** CHALLENGE **
Output the full listing below exactly, without the pictures.

** DATASET CONTENT **
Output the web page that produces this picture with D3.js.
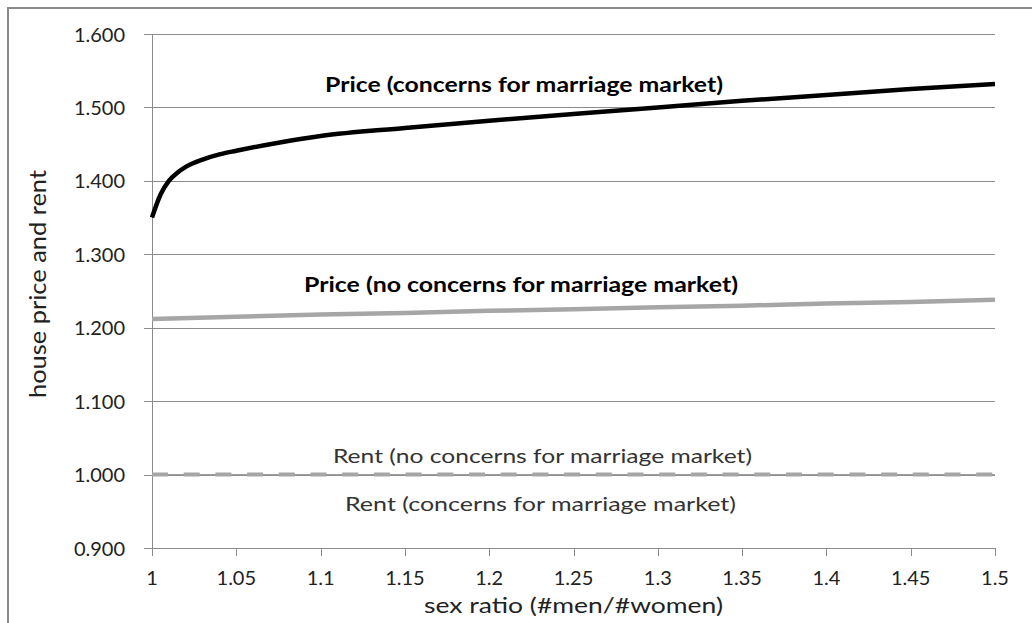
<!DOCTYPE html>
<html>
<head>
<meta charset="utf-8">
<script src="https://cdn.jsdelivr.net/npm/d3@7"></script>
<style>
  html, body { margin: 0; padding: 0; background: #fff; }
  svg { display: block; }
  text { font-family: Lato, "Open Sans", "DejaVu Sans", sans-serif; }
</style>
</head>
<body>
<svg id="chart" width="1032" height="623"></svg>
<script>
// ---- data ----
const xTicks = [1, 1.05, 1.1, 1.15, 1.2, 1.25, 1.3, 1.35, 1.4, 1.45, 1.5];
const xTickLabels = ["1", "1.05", "1.1", "1.15", "1.2", "1.25", "1.3", "1.35", "1.4", "1.45", "1.5"];
const yTicks = [0.9, 1.0, 1.1, 1.2, 1.3, 1.4, 1.5, 1.6];
const yTickLabels = ["0.900", "1.000", "1.100", "1.200", "1.300", "1.400", "1.500", "1.600"];

const priceConcernX = [1.000, 1.005, 1.010, 1.015, 1.020, 1.030, 1.040, 1.050, 1.075, 1.100, 1.150, 1.200, 1.250, 1.300, 1.350, 1.400, 1.450, 1.500];
const priceConcernY = [1.350, 1.381, 1.400, 1.411, 1.419, 1.429, 1.436, 1.441, 1.452, 1.461, 1.472, 1.482, 1.491, 1.500, 1.509, 1.517, 1.525, 1.532];

const priceNoConcernX = [1.00, 1.05, 1.10, 1.15, 1.20, 1.25, 1.30, 1.35, 1.40, 1.45, 1.50];
const priceNoConcernY = [1.212, 1.215, 1.218, 1.220, 1.223, 1.225, 1.228, 1.230, 1.233, 1.235, 1.238];

const rentX = [1.0, 1.5];
const rentNoConcernY = [1.000, 1.000];
const rentConcernY = [1.000, 1.000];

const labels = [
  "Price (concerns for marriage market)",
  "Price (no concerns for marriage market)",
  "Rent (no concerns for marriage market)",
  "Rent (concerns for marriage market)"
];
const xTitle = "sex ratio (#men/#women)";
const yTitle = "house price and rent";

// ---- drawing ----
const svg = d3.select("#chart");
const x = d3.scaleLinear().domain([1, 1.5]).range([152, 995]);
const y = d3.scaleLinear().domain([0.9, 1.6]).range([548, 34]);

// outer frame
svg.append("rect").attr("x", 8).attr("y", 8).attr("width", 1060).attr("height", 660)
  .attr("fill", "none").attr("stroke", "#8a8a8a").attr("stroke-width", 2);

const gridColor = "#8c8c8c";

// gridlines with left tick stubs
svg.append("g").selectAll("line").data(yTicks.slice(1)).join("line")
  .attr("x1", 144).attr("x2", 995)
  .attr("y1", d => Math.round(y(d)) + 0.5).attr("y2", d => Math.round(y(d)) + 0.5)
  .attr("stroke", gridColor).attr("stroke-width", 1);

// x axis line + ticks
svg.append("line").attr("x1", 144).attr("x2", 995)
  .attr("y1", Math.round(y(0.9)) + 0.5).attr("y2", Math.round(y(0.9)) + 0.5)
  .attr("stroke", gridColor).attr("stroke-width", 1);
svg.append("g").selectAll("line").data(xTicks).join("line")
  .attr("x1", d => Math.round(x(d)) + 0.5).attr("x2", d => Math.round(x(d)) + 0.5)
  .attr("y1", y(0.9)).attr("y2", y(0.9) + 8)
  .attr("stroke", gridColor).attr("stroke-width", 1);

// y axis line
svg.append("line").attr("x1", Math.round(x(1)) + 0.5).attr("x2", Math.round(x(1)) + 0.5)
  .attr("y1", y(1.6)).attr("y2", y(0.9))
  .attr("stroke", gridColor).attr("stroke-width", 1);

// tick labels
svg.append("g").selectAll("text").data(yTicks).join("text")
  .attr("x", 125).attr("y", d => y(d) + 7.5)
  .attr("text-anchor", "end").attr("font-size", 20).attr("fill", "#222")
  .text((d, i) => yTickLabels[i]);
svg.append("g").selectAll("text").data(xTicks).join("text")
  .attr("x", d => x(d)).attr("y", 585)
  .attr("text-anchor", "middle").attr("font-size", 20).attr("fill", "#222")
  .text((d, i) => xTickLabels[i]);

// axis titles
svg.append("text").attr("x", 573.5).attr("y", 613).attr("text-anchor", "middle")
  .attr("font-size", 22).attr("fill", "#222")
  .attr("textLength", 299).attr("lengthAdjust", "spacingAndGlyphs")
  .text(xTitle);
svg.append("text").attr("transform", "translate(46,284) rotate(-90)")
  .attr("text-anchor", "middle").attr("font-size", 23).attr("fill", "#222")
  .attr("textLength", 228).attr("lengthAdjust", "spacingAndGlyphs")
  .text(yTitle);

// series
const line = d3.line().x(d => x(d[0])).y(d => y(d[1]));
const zip = (a, b) => a.map((v, i) => [v, b[i]]);

svg.append("path").datum(zip(rentX, rentConcernY))
  .attr("d", line).attr("fill", "none").attr("stroke", "#9a9a9a").attr("stroke-width", 1);
svg.append("path").datum(zip(rentX, rentNoConcernY))
  .attr("d", line).attr("fill", "none").attr("stroke", "#a6a6a6").attr("stroke-width", 4)
  .attr("stroke-dasharray", "16,15.7");

svg.append("path").datum(zip(priceNoConcernX, priceNoConcernY))
  .attr("d", line.curve(d3.curveLinear)).attr("fill", "none")
  .attr("stroke", "#a6a6a6").attr("stroke-width", 4.5);

svg.append("path").datum(zip(priceConcernX, priceConcernY))
  .attr("d", d3.line().x(d => x(d[0])).y(d => y(d[1])).curve(d3.curveMonotoneX))
  .attr("fill", "none").attr("stroke", "#000").attr("stroke-width", 4.5)
  .attr("stroke-linejoin", "round");

// series labels
const lab = [
  {t: labels[0], x: 325, y: 92, w: 398, bold: true, c: "#000"},
  {t: labels[1], x: 304, y: 292, w: 434, bold: true, c: "#000"},
  {t: labels[2], x: 333, y: 463, w: 419, bold: false, c: "#333"},
  {t: labels[3], x: 345, y: 511, w: 391, bold: false, c: "#333"}
];
svg.append("g").selectAll("text").data(lab).join("text")
  .attr("x", d => d.x).attr("y", d => d.y)
  .attr("font-size", 20).attr("font-weight", d => d.bold ? "bold" : "normal")
  .attr("fill", d => d.c)
  .attr("textLength", d => d.w).attr("lengthAdjust", "spacingAndGlyphs")
  .text(d => d.t);
</script>
</body>
</html>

** OUTPUT FOR THIS EXERCISE **
Output the web page that produces this picture with D3.js.
<!DOCTYPE html>
<html>
<head>
<meta charset="utf-8">
<script src="https://cdn.jsdelivr.net/npm/d3@7"></script>
<style>
  html, body { margin: 0; padding: 0; background: #fff; }
  svg { display: block; }
  text { font-family: Lato, "Open Sans", "DejaVu Sans", sans-serif; }
</style>
</head>
<body>
<svg id="chart" width="1032" height="623"></svg>
<script>
// ---- data ----
const xTicks = [1, 1.05, 1.1, 1.15, 1.2, 1.25, 1.3, 1.35, 1.4, 1.45, 1.5];
const xTickLabels = ["1", "1.05", "1.1", "1.15", "1.2", "1.25", "1.3", "1.35", "1.4", "1.45", "1.5"];
const yTicks = [0.9, 1.0, 1.1, 1.2, 1.3, 1.4, 1.5, 1.6];
const yTickLabels = ["0.900", "1.000", "1.100", "1.200", "1.300", "1.400", "1.500", "1.600"];

const priceConcernX = [1.000, 1.005, 1.010, 1.015, 1.020, 1.030, 1.040, 1.050, 1.075, 1.100, 1.150, 1.200, 1.250, 1.300, 1.350, 1.400, 1.450, 1.500];
const priceConcernY = [1.350, 1.381, 1.400, 1.411, 1.419, 1.429, 1.436, 1.441, 1.452, 1.461, 1.472, 1.482, 1.491, 1.500, 1.509, 1.517, 1.525, 1.532];

const priceNoConcernX = [1.00, 1.05, 1.10, 1.15, 1.20, 1.25, 1.30, 1.35, 1.40, 1.45, 1.50];
const priceNoConcernY = [1.212, 1.215, 1.218, 1.220, 1.223, 1.225, 1.228, 1.230, 1.233, 1.235, 1.238];

const rentX = [1.0, 1.5];
const rentNoConcernY = [1.000, 1.000];
const rentConcernY = [1.000, 1.000];

const labels = [
  "Price (concerns for marriage market)",
  "Price (no concerns for marriage market)",
  "Rent (no concerns for marriage market)",
  "Rent (concerns for marriage market)"
];
const xTitle = "sex ratio (#men/#women)";
const yTitle = "house price and rent";

// ---- drawing ----
const svg = d3.select("#chart");
const x = d3.scaleLinear().domain([1, 1.5]).range([152, 995]);
const y = d3.scaleLinear().domain([0.9, 1.6]).range([548, 34]);

// outer frame
svg.append("rect").attr("x", 8).attr("y", 8).attr("width", 1060).attr("height", 660)
  .attr("fill", "none").attr("stroke", "#8a8a8a").attr("stroke-width", 2);

const gridColor = "#8c8c8c";

// gridlines with left tick stubs
svg.append("g").selectAll("line").data(yTicks.slice(1)).join("line")
  .attr("x1", 144).attr("x2", 995)
  .attr("y1", d => Math.round(y(d)) + 0.5).attr("y2", d => Math.round(y(d)) + 0.5)
  .attr("stroke", gridColor).attr("stroke-width", 1);

// x axis line + ticks
svg.append("line").attr("x1", 144).attr("x2", 995)
  .attr("y1", Math.round(y(0.9)) + 0.5).attr("y2", Math.round(y(0.9)) + 0.5)
  .attr("stroke", gridColor).attr("stroke-width", 1);
svg.append("g").selectAll("line").data(xTicks).join("line")
  .attr("x1", d => Math.round(x(d)) + 0.5).attr("x2", d => Math.round(x(d)) + 0.5)
  .attr("y1", y(0.9)).attr("y2", y(0.9) + 8)
  .attr("stroke", gridColor).attr("stroke-width", 1);

// y axis line
svg.append("line").attr("x1", Math.round(x(1)) + 0.5).attr("x2", Math.round(x(1)) + 0.5)
  .attr("y1", y(1.6)).attr("y2", y(0.9))
  .attr("stroke", gridColor).attr("stroke-width", 1);

// tick labels
svg.append("g").selectAll("text").data(yTicks).join("text")
  .attr("x", 125).attr("y", d => y(d) + 7.5)
  .attr("text-anchor", "end").attr("font-size", 20).attr("fill", "#222")
  .text((d, i) => yTickLabels[i]);
svg.append("g").selectAll("text").data(xTicks).join("text")
  .attr("x", d => x(d)).attr("y", 585)
  .attr("text-anchor", "middle").attr("font-size", 20).attr("fill", "#222")
  .text((d, i) => xTickLabels[i]);

// axis titles
svg.append("text").attr("x", 573.5).attr("y", 613).attr("text-anchor", "middle")
  .attr("font-size", 22).attr("fill", "#222")
  .attr("textLength", 299).attr("lengthAdjust", "spacingAndGlyphs")
  .text(xTitle);
svg.append("text").attr("transform", "translate(46,284) rotate(-90)")
  .attr("text-anchor", "middle").attr("font-size", 23).attr("fill", "#222")
  .attr("textLength", 228).attr("lengthAdjust", "spacingAndGlyphs")
  .text(yTitle);

// series
const line = d3.line().x(d => x(d[0])).y(d => y(d[1]));
const zip = (a, b) => a.map((v, i) => [v, b[i]]);

svg.append("path").datum(zip(rentX, rentConcernY))
  .attr("d", line).attr("fill", "none").attr("stroke", "#9a9a9a").attr("stroke-width", 1);
svg.append("path").datum(zip(rentX, rentNoConcernY))
  .attr("d", line).attr("fill", "none").attr("stroke", "#a6a6a6").attr("stroke-width", 4)
  .attr("stroke-dasharray", "16,15.7");

svg.append("path").datum(zip(priceNoConcernX, priceNoConcernY))
  .attr("d", line.curve(d3.curveLinear)).attr("fill", "none")
  .attr("stroke", "#a6a6a6").attr("stroke-width", 4.5);

svg.append("path").datum(zip(priceConcernX, priceConcernY))
  .attr("d", d3.line().x(d => x(d[0])).y(d => y(d[1])).curve(d3.curveMonotoneX))
  .attr("fill", "none").attr("stroke", "#000").attr("stroke-width", 4.5)
  .attr("stroke-linejoin", "round");

// series labels
const lab = [
  {t: labels[0], x: 325, y: 92, w: 398, bold: true, c: "#000"},
  {t: labels[1], x: 304, y: 292, w: 434, bold: true, c: "#000"},
  {t: labels[2], x: 333, y: 463, w: 419, bold: false, c: "#333"},
  {t: labels[3], x: 345, y: 511, w: 391, bold: false, c: "#333"}
];
svg.append("g").selectAll("text").data(lab).join("text")
  .attr("x", d => d.x).attr("y", d => d.y)
  .attr("font-size", 20).attr("font-weight", d => d.bold ? "bold" : "normal")
  .attr("fill", d => d.c)
  .attr("textLength", d => d.w).attr("lengthAdjust", "spacingAndGlyphs")
  .text(d => d.t);
</script>
</body>
</html>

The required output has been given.